What is Indica rice and where is it grown?

Indica rice is the major type of rice grown in the tropics and subtropics, including the Philippines, India, Pakistan, Java, Sri Lanka, Indonesia, Central and Southern China, and some African countries. The kernel is four to five times longer than it is wide. When cooked, the rice is fluffy, with separate kernels. Indica plants are tall with broad to narrow, light green leaves. The grains are long to short, slender, somewhat flat, tend to shatter more easily, and have high amylose content, making it drier and flakier when cooked than Japonica varieties. 
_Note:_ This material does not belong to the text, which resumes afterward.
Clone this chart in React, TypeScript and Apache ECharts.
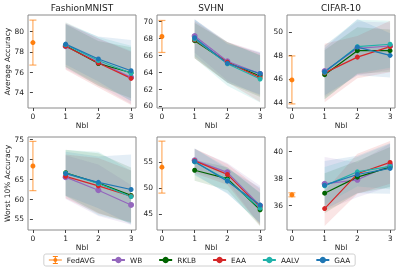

What is Japonica rice and where is it grown?

Japonica is a group of rice varieties from northern and eastern China grown extensively in some areas of the world. It is found in the cooler zones of the subtropics and in the temperate zones. The kernel is two to three times longer than it is wide. It is a relatively short plant with narrow, dark green leaves and medium-height tillers. Japonica grains are short and round, do not shatter easily, and have low amylose content, making it moist and sticky when cooked.


What are the major grains produced in Ghana?

1. Maize

Maize is the most important cereal crop on the domestic market in Ghana. It is one of the largest agricultural commodities in terms of production volume. It accounts for 3.3% of total agricultural production volume. Maize accounts for 55% of grain output followed by paddy rice (23%), sorghum (13%), and millet (9%). Maize is also important for poultry feed as well as a substitute for the brewing industry. Maize is cultivated under traditional production methods and rain-fed conditions. The average yield of maize (on-farm) for the year 2015 was 1.92 MT/ha but the potential yield was 5.50 MT/ha. Maize is grown throughout Ghana. However, the leading producing areas are mainly in the middle-southern part (Bono & Ahafo, Eastern and Ashanti regions) where 84% of the maize is grown, with the remaining 16% being grown in the northern regions of the country. Ghana currently does not import a single grain of maize for its consumption.

2. Rice

Rice is the second most important grain food staple in Ghana, next to maize (MOFA, 2015). Rice import accounts for 60% of Ghana’s cereal imports over the period 2005-2016. Thailand and Vietnam are dominant rice exporters to Ghana. Rice production in Ghana is undertaken in three different ecologies: lowland rainfed ecology, which includes rice planted in the receding waters of the Volta and other rivers (78% of production), upland rain-fed ecology (6%), and irrigated ecology (16%). Rain-fed rice production contributes 84%, generating average paddy yields of 1.0 -2.7 mt/ha while irrigated production produces the highest average of 4.5 mt/ha. The potential yield was 6mt/ha in the year 2015. Avnash is the largest miller of rice in Ghana. There are large rice farms like Gadco and smallholder farms. Aggregators buy rice from smallholders and sell it to the millers. One of the biggest aggregators is Lasorex Ltd.

3. Sorghum

Sorghum production is concentrated mainly in the Northern Regions of Ghana, some parts of Bono & Ahafo (mainly the transitional zone), and the Volta Region. The northern regions account for over 97% of total production. Small farmers with average land holdings not greater than 2 ha mainly cultivate sorghum. Amongst the cereal crops grown in Ghana, sorghum ranks third in terms of production volume, after maize and rice, with a share of 13% on total cereal production volume. The average yield (on-farm) of sorghum cultivation under rain-fed conditions is 1.10 MT/ha for the year 2015. The potential yield for the year 2015 was 2 MT/ha. About two-thirds of raw sorghum are milled and used to prepare food as well as local beer. Sorghum brewing is an important cottage industry in northern Ghana. Sorghum is traded mainly in the northern part of Ghana and is hardly traded internationally.